Synthesis and thermal stability of carbon-supported Ru-Ni core-and-shell nanoparticles

Binary nanoparticles of Ru-Ni supported on a carbon nanolayer and carbon-coated Ru-Ni core-and-shell nanoparticles were synthesized in a single step spray-pyrolysis process. A precursor containing ruthenium chloride and nickel chloride solution mixture was used to deposit Ru-Ni nanoparticles on a carbon nanolayer generated from hexane. Carbon-coated nanoparticles were produced by using ruthenium chloride and nickel chloride solution mixed with methanol and hexane as precursor in the spray-pyrolysis process.
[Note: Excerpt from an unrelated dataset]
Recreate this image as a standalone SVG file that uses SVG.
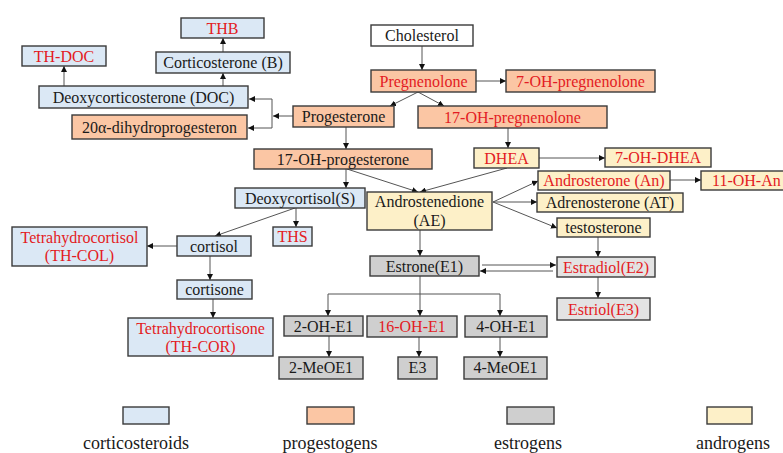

A carbon layer that was derived from the thermal decomposition of hexane and methanol forms a protective shell around the binary core-and-shell nanoparticles of Ru-Ni. TEM and EDS spectral graphs confirm the presence of carbon layers encapsulating the Ru-Ni nanoparticles. The encapsulating carbon layers are effective in reducing agglomeration of binary nanoparticles in the spray-pyrolysis process. The carbon-coated binary nanoparticles were subjected to heat treatment at temperatures up to 800 °C, the size and morphology of the nanoparticles before and after heat treatment were compared to examine the thermal stability of the nanoparticles. It was observed that the carbon-coated Ru-Ni nanoparticles exhibit unique thermal stability. EDS, SEM, and TEM data revealed that the morphology of the nanoparticles did not change during the heat treatment.